Exercise input ▸
** START **

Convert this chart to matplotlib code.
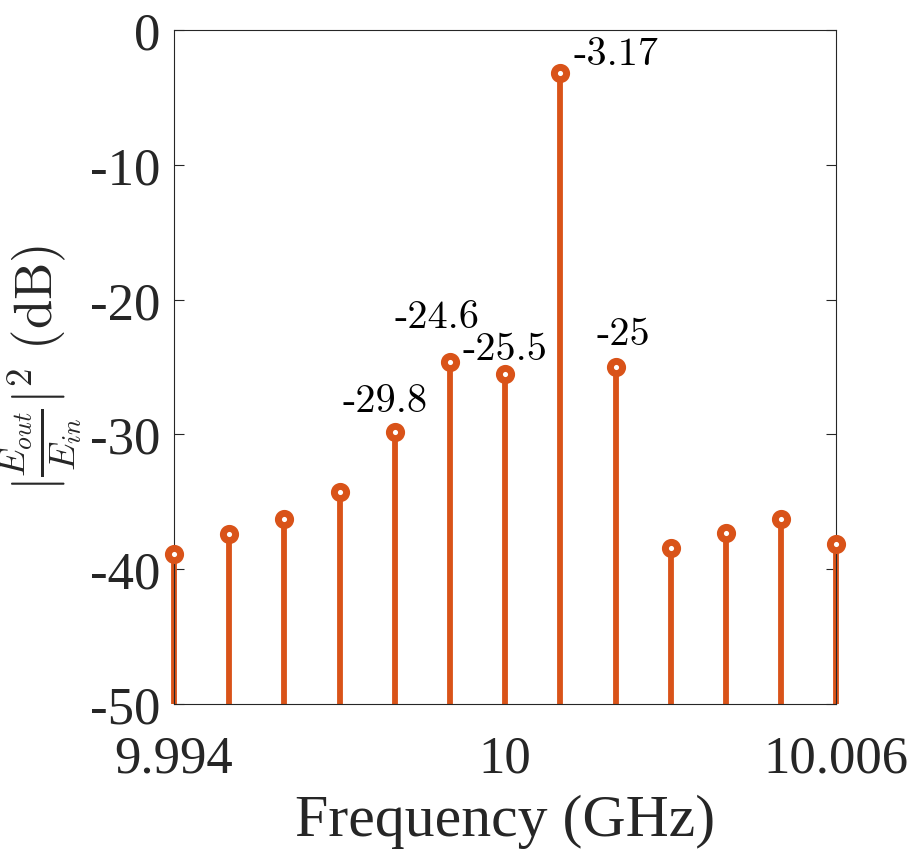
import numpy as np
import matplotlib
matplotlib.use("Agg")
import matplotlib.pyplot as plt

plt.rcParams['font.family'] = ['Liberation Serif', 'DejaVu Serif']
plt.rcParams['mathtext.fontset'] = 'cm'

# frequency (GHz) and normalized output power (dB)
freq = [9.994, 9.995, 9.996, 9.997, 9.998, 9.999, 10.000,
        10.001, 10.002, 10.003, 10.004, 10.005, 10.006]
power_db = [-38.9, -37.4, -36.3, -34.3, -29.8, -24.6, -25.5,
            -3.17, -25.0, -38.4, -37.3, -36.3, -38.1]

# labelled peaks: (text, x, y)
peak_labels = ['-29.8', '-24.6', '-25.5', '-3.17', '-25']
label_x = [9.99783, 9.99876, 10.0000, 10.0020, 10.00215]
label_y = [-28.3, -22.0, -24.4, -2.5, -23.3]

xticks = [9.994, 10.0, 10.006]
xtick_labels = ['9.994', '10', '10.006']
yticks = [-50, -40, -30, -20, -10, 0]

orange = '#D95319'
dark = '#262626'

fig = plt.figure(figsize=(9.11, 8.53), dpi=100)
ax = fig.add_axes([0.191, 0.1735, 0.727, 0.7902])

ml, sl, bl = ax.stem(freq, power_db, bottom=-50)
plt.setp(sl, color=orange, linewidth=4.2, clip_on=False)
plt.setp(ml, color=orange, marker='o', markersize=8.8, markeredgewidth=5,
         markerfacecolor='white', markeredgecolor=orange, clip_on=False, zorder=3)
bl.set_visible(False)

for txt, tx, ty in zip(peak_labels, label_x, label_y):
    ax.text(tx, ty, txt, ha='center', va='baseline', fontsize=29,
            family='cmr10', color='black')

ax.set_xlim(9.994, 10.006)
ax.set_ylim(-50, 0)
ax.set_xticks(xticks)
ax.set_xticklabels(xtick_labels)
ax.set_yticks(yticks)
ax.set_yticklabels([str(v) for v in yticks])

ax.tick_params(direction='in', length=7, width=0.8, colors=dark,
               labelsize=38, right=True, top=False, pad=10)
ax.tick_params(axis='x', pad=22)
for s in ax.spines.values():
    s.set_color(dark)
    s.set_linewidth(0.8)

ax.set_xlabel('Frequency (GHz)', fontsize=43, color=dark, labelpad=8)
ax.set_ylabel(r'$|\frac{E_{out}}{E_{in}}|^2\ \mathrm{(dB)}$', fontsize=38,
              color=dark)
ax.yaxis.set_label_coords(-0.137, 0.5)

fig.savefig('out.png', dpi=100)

** END **
** START **

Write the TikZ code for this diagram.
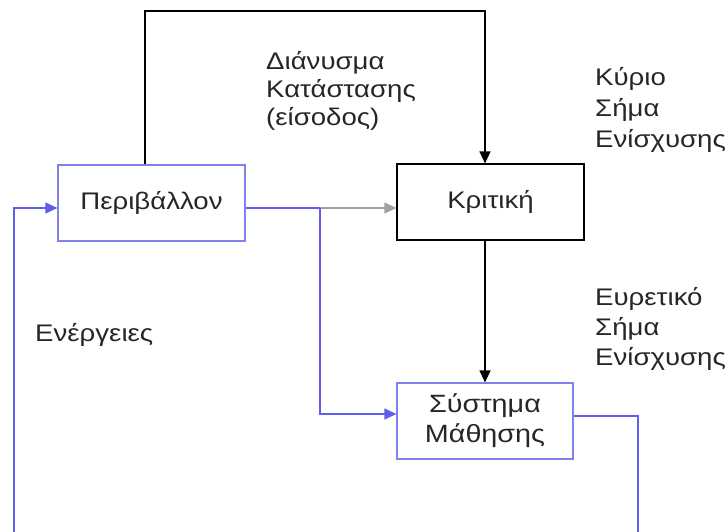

** END **

Given problem ▸ What's needed is an exact copy of the lines above from the one with "Convert this chart to matplotlib code." through the one with "plt.rcParams['mathtext.fontset'] = 'cm'", both included; the pictures stay out.

Exercise response ▸
Convert this chart to matplotlib code.
import numpy as np
import matplotlib
matplotlib.use("Agg")
import matplotlib.pyplot as plt

plt.rcParams['font.family'] = ['Liberation Serif', 'DejaVu Serif']
plt.rcParams['mathtext.fontset'] = 'cm'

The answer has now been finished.